# Rename Over The Air Locals?



## rafyaz (Mar 2, 2007)

I have a replacement 921 receiver and on my older receiver I was able to rename the over the air locals and also change the the color of my guide, but on the replacement I cant find anywhere how to do that. 
I called support and they also couldnt figure out how to do it. 
Is it possible that Im running a different newer SW versions and those options are no longer included?


----------



## Michael P (Oct 27, 2004)

I did not know you could change the color of the guide.

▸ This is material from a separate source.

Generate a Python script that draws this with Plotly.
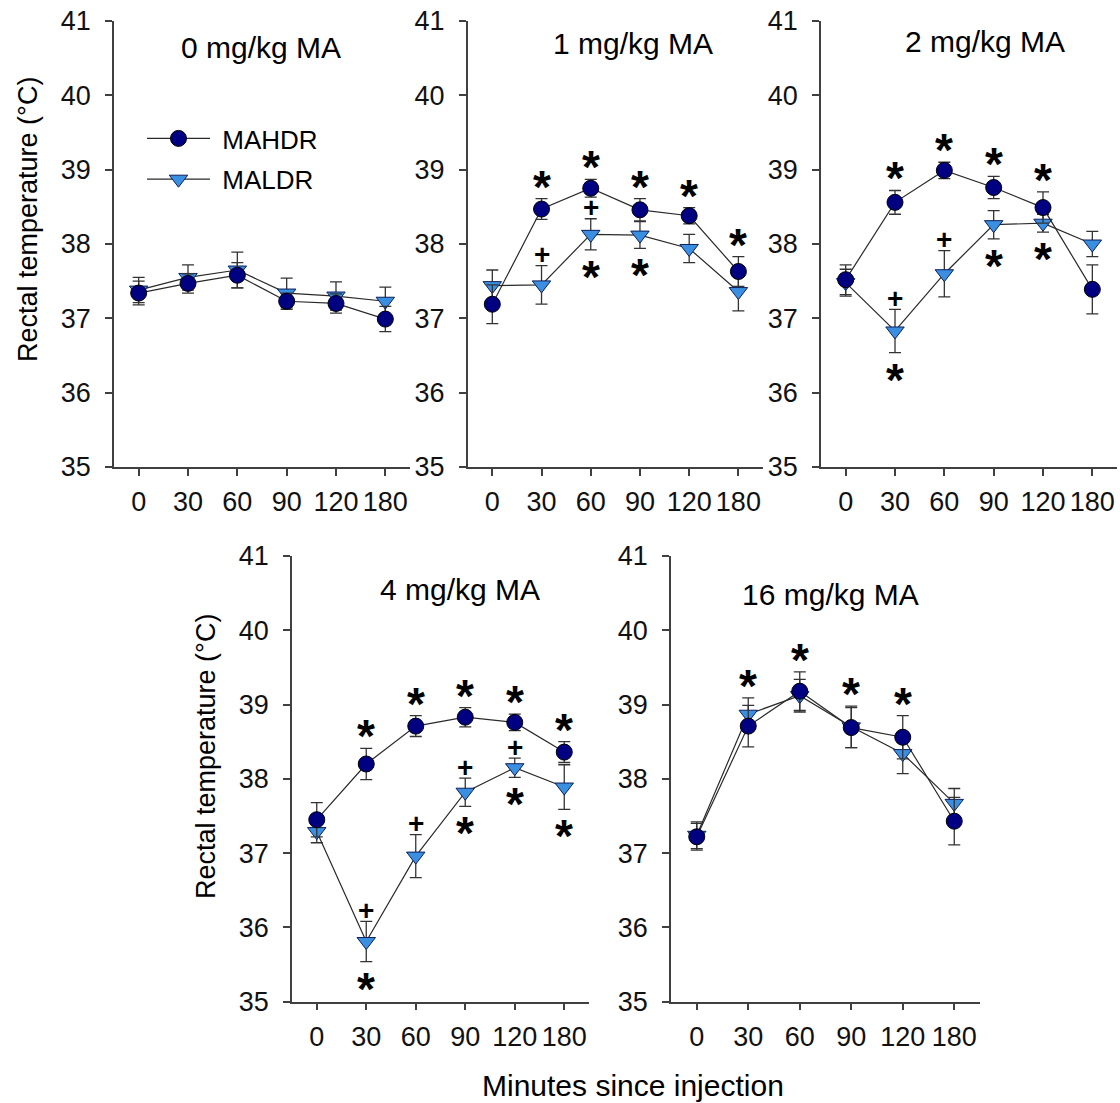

As far as renaming OTA stations, I could onlyu do that for analog stations. The names of digital stations are dictated by the station's PSIP data.


----------



## rafyaz (Mar 2, 2007)

Yes I was also able to rename the digital OTA stations. For example I could rename lets say 010 as "FOXHD"
Oh well, its no big deal.


----------



## willyryu (Mar 20, 2006)

rafyaz, goto menu, 6, then 8, highlight the channel you want to edit, goto edit name. Hope this is what you are looking for. Don't know anything about the color, unless you are talking about the transparency, which is foiund under preferences.


----------



## rafyaz (Mar 2, 2007)

Right on Willyryu, that was it. Man I cant believe I couldnt it.
Thanks


----------